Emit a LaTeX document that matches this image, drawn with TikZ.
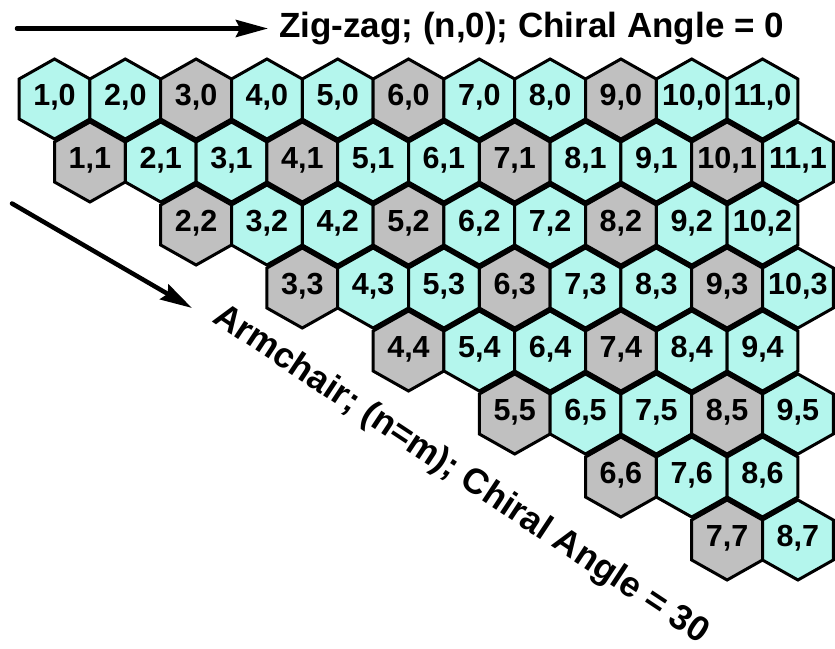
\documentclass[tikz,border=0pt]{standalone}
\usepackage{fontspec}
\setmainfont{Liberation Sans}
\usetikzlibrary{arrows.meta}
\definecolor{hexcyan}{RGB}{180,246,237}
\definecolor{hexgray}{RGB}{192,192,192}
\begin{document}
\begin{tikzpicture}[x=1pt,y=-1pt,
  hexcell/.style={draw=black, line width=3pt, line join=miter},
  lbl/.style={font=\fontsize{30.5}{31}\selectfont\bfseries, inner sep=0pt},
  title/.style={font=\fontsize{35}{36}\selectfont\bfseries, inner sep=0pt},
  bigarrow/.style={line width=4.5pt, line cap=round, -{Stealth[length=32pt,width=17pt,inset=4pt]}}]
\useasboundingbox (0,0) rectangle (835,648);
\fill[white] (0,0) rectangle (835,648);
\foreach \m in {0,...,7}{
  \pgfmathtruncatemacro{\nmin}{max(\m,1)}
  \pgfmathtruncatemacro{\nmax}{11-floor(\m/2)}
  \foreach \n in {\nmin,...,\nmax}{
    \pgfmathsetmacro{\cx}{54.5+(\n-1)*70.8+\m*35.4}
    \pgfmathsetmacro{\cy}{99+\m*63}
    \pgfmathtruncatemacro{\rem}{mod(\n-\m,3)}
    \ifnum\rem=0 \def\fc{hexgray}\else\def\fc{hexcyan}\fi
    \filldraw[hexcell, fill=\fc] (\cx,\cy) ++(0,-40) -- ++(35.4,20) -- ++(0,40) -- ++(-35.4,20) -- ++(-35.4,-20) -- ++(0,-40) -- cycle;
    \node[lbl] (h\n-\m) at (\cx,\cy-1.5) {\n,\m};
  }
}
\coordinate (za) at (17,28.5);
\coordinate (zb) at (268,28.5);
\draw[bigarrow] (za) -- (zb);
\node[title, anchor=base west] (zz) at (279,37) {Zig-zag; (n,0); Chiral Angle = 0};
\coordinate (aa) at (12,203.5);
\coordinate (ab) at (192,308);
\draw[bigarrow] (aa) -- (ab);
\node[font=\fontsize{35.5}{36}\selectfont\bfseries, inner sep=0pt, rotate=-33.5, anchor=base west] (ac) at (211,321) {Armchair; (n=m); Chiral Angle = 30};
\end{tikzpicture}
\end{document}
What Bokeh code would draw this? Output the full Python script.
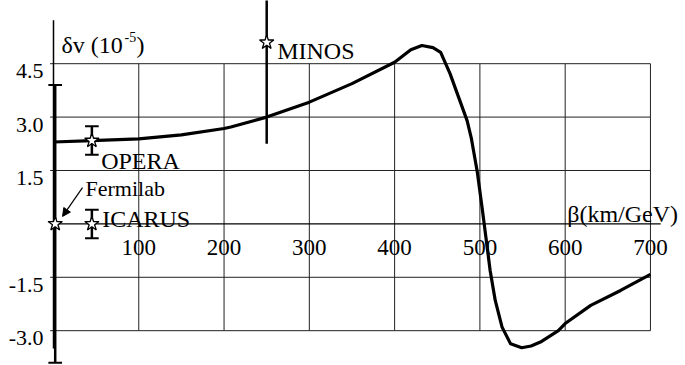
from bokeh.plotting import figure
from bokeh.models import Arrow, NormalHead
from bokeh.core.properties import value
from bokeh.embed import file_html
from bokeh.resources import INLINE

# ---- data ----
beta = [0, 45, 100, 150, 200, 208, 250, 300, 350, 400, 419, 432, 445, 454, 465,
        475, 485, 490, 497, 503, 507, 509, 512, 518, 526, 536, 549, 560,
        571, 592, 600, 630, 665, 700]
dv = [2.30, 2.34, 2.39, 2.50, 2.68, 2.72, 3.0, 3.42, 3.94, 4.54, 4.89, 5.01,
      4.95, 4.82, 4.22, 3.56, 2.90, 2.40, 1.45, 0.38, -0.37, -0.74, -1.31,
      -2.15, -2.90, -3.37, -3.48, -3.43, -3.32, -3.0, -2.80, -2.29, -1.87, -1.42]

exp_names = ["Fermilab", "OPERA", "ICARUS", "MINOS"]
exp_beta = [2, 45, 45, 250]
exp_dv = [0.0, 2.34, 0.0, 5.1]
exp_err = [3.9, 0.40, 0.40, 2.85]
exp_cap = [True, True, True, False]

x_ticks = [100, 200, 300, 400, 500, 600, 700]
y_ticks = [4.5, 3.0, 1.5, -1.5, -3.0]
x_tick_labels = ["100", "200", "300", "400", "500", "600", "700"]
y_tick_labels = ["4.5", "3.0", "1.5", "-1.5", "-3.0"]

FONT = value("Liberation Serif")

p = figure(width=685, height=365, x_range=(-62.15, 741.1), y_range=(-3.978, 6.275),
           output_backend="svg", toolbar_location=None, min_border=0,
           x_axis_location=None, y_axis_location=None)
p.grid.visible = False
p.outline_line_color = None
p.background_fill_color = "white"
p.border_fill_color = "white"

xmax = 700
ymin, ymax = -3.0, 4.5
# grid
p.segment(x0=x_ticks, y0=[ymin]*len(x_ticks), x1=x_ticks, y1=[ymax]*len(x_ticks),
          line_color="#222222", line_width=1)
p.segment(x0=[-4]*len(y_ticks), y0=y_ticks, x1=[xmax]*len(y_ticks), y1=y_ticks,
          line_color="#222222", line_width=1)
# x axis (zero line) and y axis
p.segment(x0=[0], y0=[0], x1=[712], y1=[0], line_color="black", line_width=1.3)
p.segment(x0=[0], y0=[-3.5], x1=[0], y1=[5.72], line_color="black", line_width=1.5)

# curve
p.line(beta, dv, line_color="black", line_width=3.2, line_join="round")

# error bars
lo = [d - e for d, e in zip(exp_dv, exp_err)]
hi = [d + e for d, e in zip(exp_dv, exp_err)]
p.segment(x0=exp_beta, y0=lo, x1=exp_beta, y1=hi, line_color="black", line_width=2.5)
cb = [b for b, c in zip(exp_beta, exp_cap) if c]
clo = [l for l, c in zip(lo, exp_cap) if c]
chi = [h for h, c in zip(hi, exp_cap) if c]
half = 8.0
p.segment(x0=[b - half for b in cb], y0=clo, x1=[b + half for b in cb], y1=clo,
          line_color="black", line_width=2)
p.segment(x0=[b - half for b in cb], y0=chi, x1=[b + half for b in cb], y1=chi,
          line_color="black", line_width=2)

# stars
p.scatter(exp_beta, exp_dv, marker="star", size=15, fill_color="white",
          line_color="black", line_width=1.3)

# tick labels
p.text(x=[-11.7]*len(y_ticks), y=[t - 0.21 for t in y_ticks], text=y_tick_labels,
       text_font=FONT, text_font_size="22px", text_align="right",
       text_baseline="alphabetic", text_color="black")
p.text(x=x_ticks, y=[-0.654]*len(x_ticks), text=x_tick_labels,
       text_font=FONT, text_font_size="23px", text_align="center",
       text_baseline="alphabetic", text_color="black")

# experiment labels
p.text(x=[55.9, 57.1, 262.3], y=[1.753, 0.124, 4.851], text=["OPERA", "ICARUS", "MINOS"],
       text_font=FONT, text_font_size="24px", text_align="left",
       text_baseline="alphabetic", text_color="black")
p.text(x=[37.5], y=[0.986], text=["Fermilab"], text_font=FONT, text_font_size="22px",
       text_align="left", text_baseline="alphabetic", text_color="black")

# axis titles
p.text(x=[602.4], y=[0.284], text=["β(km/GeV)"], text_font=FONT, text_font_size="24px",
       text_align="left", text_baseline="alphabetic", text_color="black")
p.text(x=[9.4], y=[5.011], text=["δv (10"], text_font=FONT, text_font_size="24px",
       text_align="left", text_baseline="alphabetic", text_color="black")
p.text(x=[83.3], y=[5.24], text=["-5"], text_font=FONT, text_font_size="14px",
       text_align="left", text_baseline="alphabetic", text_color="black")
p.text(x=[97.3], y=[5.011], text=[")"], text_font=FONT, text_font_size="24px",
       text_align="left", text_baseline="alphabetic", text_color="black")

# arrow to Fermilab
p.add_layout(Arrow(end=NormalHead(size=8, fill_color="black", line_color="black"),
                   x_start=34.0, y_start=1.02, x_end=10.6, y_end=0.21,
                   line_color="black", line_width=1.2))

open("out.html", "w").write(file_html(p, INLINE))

______

= GIVEN INSTRUCTION =
Make a verbatim copy of all the entries and strip out the pictures.

= WRITTEN REPLY =
Emit a LaTeX document that matches this image, drawn with TikZ.
\documentclass[tikz,border=0pt]{standalone}
\usepackage{fontspec}
\setmainfont{Liberation Sans}
\usetikzlibrary{arrows.meta}
\definecolor{hexcyan}{RGB}{180,246,237}
\definecolor{hexgray}{RGB}{192,192,192}
\begin{document}
\begin{tikzpicture}[x=1pt,y=-1pt,
  hexcell/.style={draw=black, line width=3pt, line join=miter},
  lbl/.style={font=\fontsize{30.5}{31}\selectfont\bfseries, inner sep=0pt},
  title/.style={font=\fontsize{35}{36}\selectfont\bfseries, inner sep=0pt},
  bigarrow/.style={line width=4.5pt, line cap=round, -{Stealth[length=32pt,width=17pt,inset=4pt]}}]
\useasboundingbox (0,0) rectangle (835,648);
\fill[white] (0,0) rectangle (835,648);
\foreach \m in {0,...,7}{
  \pgfmathtruncatemacro{\nmin}{max(\m,1)}
  \pgfmathtruncatemacro{\nmax}{11-floor(\m/2)}
  \foreach \n in {\nmin,...,\nmax}{
    \pgfmathsetmacro{\cx}{54.5+(\n-1)*70.8+\m*35.4}
    \pgfmathsetmacro{\cy}{99+\m*63}
    \pgfmathtruncatemacro{\rem}{mod(\n-\m,3)}
    \ifnum\rem=0 \def\fc{hexgray}\else\def\fc{hexcyan}\fi
    \filldraw[hexcell, fill=\fc] (\cx,\cy) ++(0,-40) -- ++(35.4,20) -- ++(0,40) -- ++(-35.4,20) -- ++(-35.4,-20) -- ++(0,-40) -- cycle;
    \node[lbl] (h\n-\m) at (\cx,\cy-1.5) {\n,\m};
  }
}
\coordinate (za) at (17,28.5);
\coordinate (zb) at (268,28.5);
\draw[bigarrow] (za) -- (zb);
\node[title, anchor=base west] (zz) at (279,37) {Zig-zag; (n,0); Chiral Angle = 0};
\coordinate (aa) at (12,203.5);
\coordinate (ab) at (192,308);
\draw[bigarrow] (aa) -- (ab);
\node[font=\fontsize{35.5}{36}\selectfont\bfseries, inner sep=0pt, rotate=-33.5, anchor=base west] (ac) at (211,321) {Armchair; (n=m); Chiral Angle = 30};
\end{tikzpicture}
\end{document}
What Bokeh code would draw this? Output the full Python script.
from bokeh.plotting import figure
from bokeh.models import Arrow, NormalHead
from bokeh.core.properties import value
from bokeh.embed import file_html
from bokeh.resources import INLINE

# ---- data ----
beta = [0, 45, 100, 150, 200, 208, 250, 300, 350, 400, 419, 432, 445, 454, 465,
        475, 485, 490, 497, 503, 507, 509, 512, 518, 526, 536, 549, 560,
        571, 592, 600, 630, 665, 700]
dv = [2.30, 2.34, 2.39, 2.50, 2.68, 2.72, 3.0, 3.42, 3.94, 4.54, 4.89, 5.01,
      4.95, 4.82, 4.22, 3.56, 2.90, 2.40, 1.45, 0.38, -0.37, -0.74, -1.31,
      -2.15, -2.90, -3.37, -3.48, -3.43, -3.32, -3.0, -2.80, -2.29, -1.87, -1.42]

exp_names = ["Fermilab", "OPERA", "ICARUS", "MINOS"]
exp_beta = [2, 45, 45, 250]
exp_dv = [0.0, 2.34, 0.0, 5.1]
exp_err = [3.9, 0.40, 0.40, 2.85]
exp_cap = [True, True, True, False]

x_ticks = [100, 200, 300, 400, 500, 600, 700]
y_ticks = [4.5, 3.0, 1.5, -1.5, -3.0]
x_tick_labels = ["100", "200", "300", "400", "500", "600", "700"]
y_tick_labels = ["4.5", "3.0", "1.5", "-1.5", "-3.0"]

FONT = value("Liberation Serif")

p = figure(width=685, height=365, x_range=(-62.15, 741.1), y_range=(-3.978, 6.275),
           output_backend="svg", toolbar_location=None, min_border=0,
           x_axis_location=None, y_axis_location=None)
p.grid.visible = False
p.outline_line_color = None
p.background_fill_color = "white"
p.border_fill_color = "white"

xmax = 700
ymin, ymax = -3.0, 4.5
# grid
p.segment(x0=x_ticks, y0=[ymin]*len(x_ticks), x1=x_ticks, y1=[ymax]*len(x_ticks),
          line_color="#222222", line_width=1)
p.segment(x0=[-4]*len(y_ticks), y0=y_ticks, x1=[xmax]*len(y_ticks), y1=y_ticks,
          line_color="#222222", line_width=1)
# x axis (zero line) and y axis
p.segment(x0=[0], y0=[0], x1=[712], y1=[0], line_color="black", line_width=1.3)
p.segment(x0=[0], y0=[-3.5], x1=[0], y1=[5.72], line_color="black", line_width=1.5)

# curve
p.line(beta, dv, line_color="black", line_width=3.2, line_join="round")

# error bars
lo = [d - e for d, e in zip(exp_dv, exp_err)]
hi = [d + e for d, e in zip(exp_dv, exp_err)]
p.segment(x0=exp_beta, y0=lo, x1=exp_beta, y1=hi, line_color="black", line_width=2.5)
cb = [b for b, c in zip(exp_beta, exp_cap) if c]
clo = [l for l, c in zip(lo, exp_cap) if c]
chi = [h for h, c in zip(hi, exp_cap) if c]
half = 8.0
p.segment(x0=[b - half for b in cb], y0=clo, x1=[b + half for b in cb], y1=clo,
          line_color="black", line_width=2)
p.segment(x0=[b - half for b in cb], y0=chi, x1=[b + half for b in cb], y1=chi,
          line_color="black", line_width=2)

# stars
p.scatter(exp_beta, exp_dv, marker="star", size=15, fill_color="white",
          line_color="black", line_width=1.3)

# tick labels
p.text(x=[-11.7]*len(y_ticks), y=[t - 0.21 for t in y_ticks], text=y_tick_labels,
       text_font=FONT, text_font_size="22px", text_align="right",
       text_baseline="alphabetic", text_color="black")
p.text(x=x_ticks, y=[-0.654]*len(x_ticks), text=x_tick_labels,
       text_font=FONT, text_font_size="23px", text_align="center",
       text_baseline="alphabetic", text_color="black")

# experiment labels
p.text(x=[55.9, 57.1, 262.3], y=[1.753, 0.124, 4.851], text=["OPERA", "ICARUS", "MINOS"],
       text_font=FONT, text_font_size="24px", text_align="left",
       text_baseline="alphabetic", text_color="black")
p.text(x=[37.5], y=[0.986], text=["Fermilab"], text_font=FONT, text_font_size="22px",
       text_align="left", text_baseline="alphabetic", text_color="black")

# axis titles
p.text(x=[602.4], y=[0.284], text=["β(km/GeV)"], text_font=FONT, text_font_size="24px",
       text_align="left", text_baseline="alphabetic", text_color="black")
p.text(x=[9.4], y=[5.011], text=["δv (10"], text_font=FONT, text_font_size="24px",
       text_align="left", text_baseline="alphabetic", text_color="black")
p.text(x=[83.3], y=[5.24], text=["-5"], text_font=FONT, text_font_size="14px",
       text_align="left", text_baseline="alphabetic", text_color="black")
p.text(x=[97.3], y=[5.011], text=[")"], text_font=FONT, text_font_size="24px",
       text_align="left", text_baseline="alphabetic", text_color="black")

# arrow to Fermilab
p.add_layout(Arrow(end=NormalHead(size=8, fill_color="black", line_color="black"),
                   x_start=34.0, y_start=1.02, x_end=10.6, y_end=0.21,
                   line_color="black", line_width=1.2))

open("out.html", "w").write(file_html(p, INLINE))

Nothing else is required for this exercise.